Sabemos, gracias a los referidos estudios de expertos y científicos, que el acuífero queretano está herido de muerte desde la década de 1970. Casi cuarenta años después, el agua se extrae a profundidades sorprendentes y a un costo que nadie podrá pagar. El filósofo Heráclito, casi contemporáneo de Tales, inventó eso de que nada se está quieto, que nada cambia, que todo se transforma. Decía que ninguna persona se puede bañar dos veces en el mismo río: las aguas pasan y no volverán. La poetisa gallega Rosalía de Castro escribió un poema que bien pudo haber suscrito Heráclito:
Sin embargo, Tales de Mileto no era un contemplativo sin más, pues si un filósofo de la Antigüedad se interesó por las cosas prácticas fue él. Por ejemplo, hace construir molinos, los alquila y gana una fortuna; dirige una escuela de náutica, construye un canal para desviar las aguas de un río y sus consejos políticos fueron certeros y útiles. Juguemos, pues, a que el milesio tenía razón: el principio o elemento original del ser es el agua. Si Tales sostenía que había muchos dioses, entonces nos conviene agregar que en virtud de que la pluralidad de dioses nos impide elegir a uno que sea el verdadero, entonces los seres humanos tenemos que arreglar los problemas de la vida con la sabiduría práctica de la que somos capaces. Somos porque provenimos del agua o provenimos del agua y entonces somos. Antes de hacernos bolas con estos artificios lingüísticos, continuemos el juego.

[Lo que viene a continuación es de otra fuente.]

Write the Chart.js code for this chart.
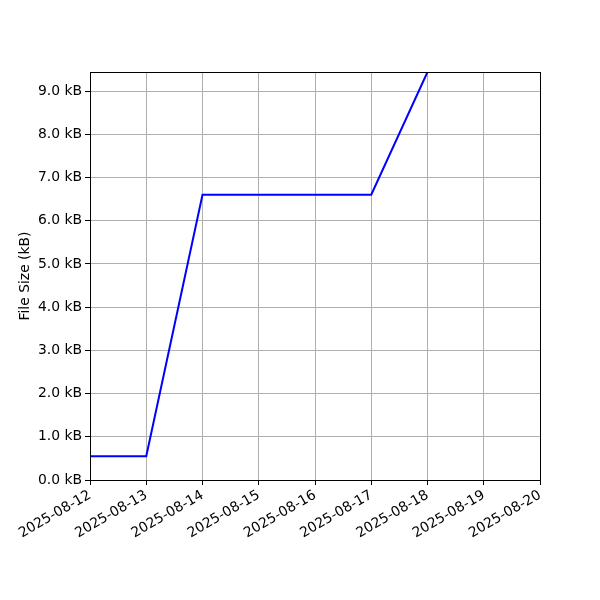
<!DOCTYPE html>
<html>
<head>
<meta charset="utf-8">
<script src="https://cdn.jsdelivr.net/npm/chart.js@4/dist/chart.umd.min.js"></script>
<style>
html,body{margin:0;padding:0;background:#fff;}
#wrap{width:600px;height:600px;position:relative;}
</style>
</head>
<body>
<div id="wrap"><canvas id="c" width="600" height="600"></canvas></div>
<script>
const dates = ["2025-08-12","2025-08-13","2025-08-14","2025-08-15","2025-08-16","2025-08-17","2025-08-18","2025-08-19","2025-08-20"];
const sizeKB = [0.55, 0.55, 6.6, 6.6, 6.6, 6.6, 9.44];
const yTicks = [0,1,2,3,4,5,6,7,8,9];
const yMax = 9.44;

Chart.defaults.font.family = "'DejaVu Sans', sans-serif";
Chart.defaults.font.size = 13.9;
Chart.defaults.color = '#000';

const frame = {
  id: 'frame',
  afterDatasetsDraw(chart) {
    const a = chart.chartArea, ctx = chart.ctx;
    ctx.save();
    ctx.strokeStyle = '#000';
    ctx.lineWidth = 1;
    ctx.strokeRect(Math.round(a.left)+0.5, Math.round(a.top)+0.5, Math.round(a.right-a.left), Math.round(a.bottom-a.top));
    ctx.restore();
  }
};

new Chart(document.getElementById('c'), {
  type: 'line',
  data: {
    labels: dates,
    datasets: [{
      data: sizeKB,
      borderColor: '#0000ff',
      borderWidth: 2,
      pointRadius: 0,
      tension: 0,
      fill: false
    }]
  },
  options: {
    responsive: false,
    animation: false,
    layout: { padding: { left: 0, right: 60, top: 72, bottom: 0 } },
    plugins: { legend: { display: false }, tooltip: { enabled: false } },
    scales: {
      x: {
        type: 'category',
        offset: false,
        grid: { color: '#b0b0b0', tickColor: '#000', tickLength: 5, offset: false },
        border: { color: '#000' },
        ticks: { minRotation: 30, maxRotation: 30, padding: 2, autoSkip: false, color: '#000' },
        afterFit(s) { s.height = 120; }
      },
      y: {
        min: 0,
        max: yMax,
        grid: { color: '#b0b0b0', tickColor: '#000', tickLength: 5 },
        border: { color: '#000' },
        afterBuildTicks(s) { s.ticks = yTicks.map(v => ({ value: v })); },
        ticks: { padding: 3, color: '#000', callback: v => v.toFixed(1) + ' kB' },
        title: { display: true, text: 'File Size (kB)', color: '#000', font: { size: 13.9 }, padding: { top: 17, bottom: 0 } },
        afterFit(s) { s.width = 90; }
      }
    }
  },
  plugins: [frame]
});
</script>
</body>
</html>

Si por un momento imaginamos que todo lo que se dice se hace en este país carece del conocimiento del principio original, el del agua, podemos concluir que se está bordando en el vacío o arando en el mar. El agua es vida, decimos todos los días, pero nadie se ocupa de cuidarla, ahorrarla, almacenarla, encausarla y aprovecharla. Las inundaciones destrozan nuestras ciudades y campos y no logramos construir, como Tales de Mileto, las obras de infraestructura necesarias para desviar su curso y llevarla a donde sea útil. Sabemos –decenas de estudios lo demuestran– que la mayor parte de los acuíferos del país se están agotando por sobreexplotación y nadie se ocupa de poner en práctica programas que emparejen el crecimiento con la disponibilidad. Por el contrario, las ciudades se han convertido en los ejemplos más monstruosos del llamado capitalismo salvaje. El crecimiento urbano lo deciden los urbanizadores, no los urbanistas. Las ciudades han pasado a ser propiedad de las inmobiliarias, no de los gobiernos ni de los habitantes. Las casas se construyen por millones pero no se toma en cuenta este hecho contundente: ¿Y el agua?
Sabemos, gracias a los referidos estudios de expertos y científicos, que el acuífero queretano está herido de muerte desde la década de 1970. Casi cuarenta años después, el agua se extrae a profundidades sorprendentes y a un costo que nadie podrá pagar. El filósofo Heráclito, casi contemporáneo de Tales, inventó eso de que nada se está quieto, que nada cambia, que todo se transforma. Decía que ninguna persona se puede bañar dos veces en el mismo río: las aguas pasan y no volverán. La poetisa gallega Rosalía de Castro escribió un poema que bien pudo haber suscrito Heráclito:
“Que pasen as correntes apestadas. . .
¡Que pasen. . . que outras virán!”
Sin embargo, a nosotros nos conviene que esas “correntes apestadas” sean tratadas para volver a bañarnos en ellas; podemos darnos el lujo de la poesía para alcanzar un consuelo a nuestras penalidades, pero no podemos permitir que las aguas contaminadas corran libres a contaminar la yerba donde pensamos poéticamente, los sembradíos donde florece la esperanza, las casas donde habitan nuestros sueños. Heráclito, pues, estaba lejos de imaginar lo que le pasaría al mundo casi dos mil seiscientos años más tarde. Es cierto, todo fluye, nada se está quieto, pero el agua corre el peligro de dejar de fluir. En el Evangelio se puede leer: “¿De qué le sirve al hombre ganar el mundo entero si pierde el agua (o el alma, que es lo mismo para Tales)?” Podríamos empezar con detener la catástrofe que se avecina con acciones urgentes y de fondo. Por ejemplo, es bueno recordar que el agua, en tanto principio que nos dio origen, es de todos. Ya no nos preguntamos si todos tenemos alma. Todos la tenemos, lo cual no quita que en el mundo abunden los desalmados, empezando por quienes se apropian del agua y hacen unos negociazos vendiéndola o construyendo casas de mala muerte. Esos negocios pueden ser legales, pero son inmorales. Pero como esos desalmados no van a cambiar, lo que es otra prueba de que Heráclito estaba equivocado, más nos vale insistir en que el agua es un bien común que debe administrarse pensando en todos.
Casi la mitad del agua potable se pierde por fugas. Si se lograra reducir la pérdida hasta reducirla a un veinte por ciento, varias decenas de miles de familias queretanas la tendrían en sus casas. Pero como las inversiones son cuantiosas, se ha preferido traerla de tierras lejanas, a un costo que muy pocos podrán pagar. Lo peor es que no se ha frenado la extracción. La ciudad se hunde, el agua llega cada vez menos, la contaminación depreda los campos y las flores y las hileras de casas horrendas baña de asfalto el Cimatario, el cerro que antes nos custodiaba de los demonios de la noche.
Es la última llamada. Tales de Mileto no tenía razón, pero acaso nos convenga concedérsela plenamente por unos años. De tales a Darwin y a las partículas elementales. Entonces nos ocuparemos, como él, de llevar a la práctica el saber del alma. Agua somos y en agua nos convertiremos. Esta paráfrasis evangélica será cierta sólo si nos ocupamos de impedir el iluso progreso que amenaza con reducirnos a cenizas, a mero polvo que barre el tiempo.